Porém, essa comunidade saiu do meu foco na nossa terceira tentativa de rota.

Para ir para Santa Rita, precisamos passar por dentro de um condomínio de luxo, na Serra campestre de Teresópolis. Casas e sítios de luxo comparáveis aos de Campos de Jordão.

O condomínio era bonito, sua entrada, o portal, fica em um ponto alto, semi-conservado pela boa sorte de ter sido pouco atingido. Porém, quando olhasse além, onde deveria haver uma área de convivência, um lago e um espaço de interação dos moradores do condomínio, há apenas um imenso lamaçal. Suas medidas são quilométricas, assustadoras.

Então, nosso grupo fica sabendo que aquilo era apenas um aperitivo do que aconteceu ali. Toda a área de convivência cedeu, foi destruída pela chuva forte e enxurradas.

O condomínio foi praticamente varrido do mapa. Poucas casas deixam rastros. É possível contar nos dedos quantas ficaram de pé. E nessas poucas, pessoas narcotizadas pelo choque do evento e pela intensa dor que não são capazes de compreender, até o momento.

Nenhum morador das áreas atingidas consegue demonstrar dor. Os sobreviventes contam como foi retirar da lama o corpo de seu melhor amigo ou de seu filho. A diretora da escola infantil relata as mortes de pais e mães de alunos. Relata a morte da cozinheira da escola. E de boa parte dos alunos. Seu rosto, tenta disfarçar a expressão. As palavras travam, se misturam e saem querendo fingir não ter conotação. É a expressão mais intensa da dor; querer transparecer da forma desesperada a mentira que quer acreditar da forma mais sincera.

Os moradores não possuem noção de tudo que envolve o ocorrido. Alguns preferem culpar o aquecimento global. Outros dizem que é mera manifestação da natureza. Outros dizem que é castigo. Os mais simples têm medo de pensar nisso. Só querem reconstruir e viver nesse pedaço de chão que se acostumaram a chamar de lar.

A verdade mais intensa saiu dos lábios de um lavrador local, Israel Patrício, que perdeu seu trabalho e todo o investimento que havia feito num pedaço de terra, para mudar sua vida. Para ele, “Em qualquer lugar há perigo. Aqui foi a chuva. No Rio, poderia ser um maremoto, um tufão. Em outro lugar, terremoto ou quem sabe um incêndio. Mas a única coisa que podemos confiar é em Deus, pois nessa terra, jamais podemos saber do momento seguinte”.

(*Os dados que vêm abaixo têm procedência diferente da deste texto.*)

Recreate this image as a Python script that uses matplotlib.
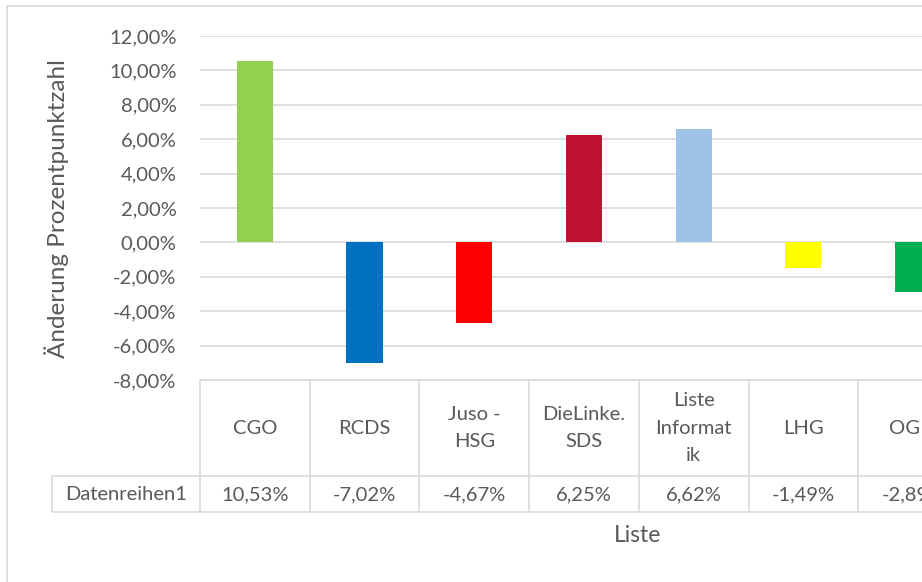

Ainda temos muito para ver. Mas a sensação de todo o grupo é que tudo está muito pior do que poderíamos imaginar. Não num aspecto de mortes e do desastre. Essa dimensão é mensurável, até, pelos meios de comunicação. Porém, o aspecto social e moral de Teresópolis está intensamente conturbado. Há questões políticas que levam a pura negligência e conduta antiética. Há 3 mil crianças em abrigos apenas em Teresópolis e serão jogadas ao Deus dará da burocracia política de uma cidade que resolveu que o Cooper na serra não atingida é mais importante.

Há muito amor e solidariedade do Brasil. Mas as pessoas boas têm tido que se esforçar em dobro aqui. Infelizmente, o mal não está quando os maus falam, mas quando os bons se calam. E os bons precisam de muito apoio para falar aqui.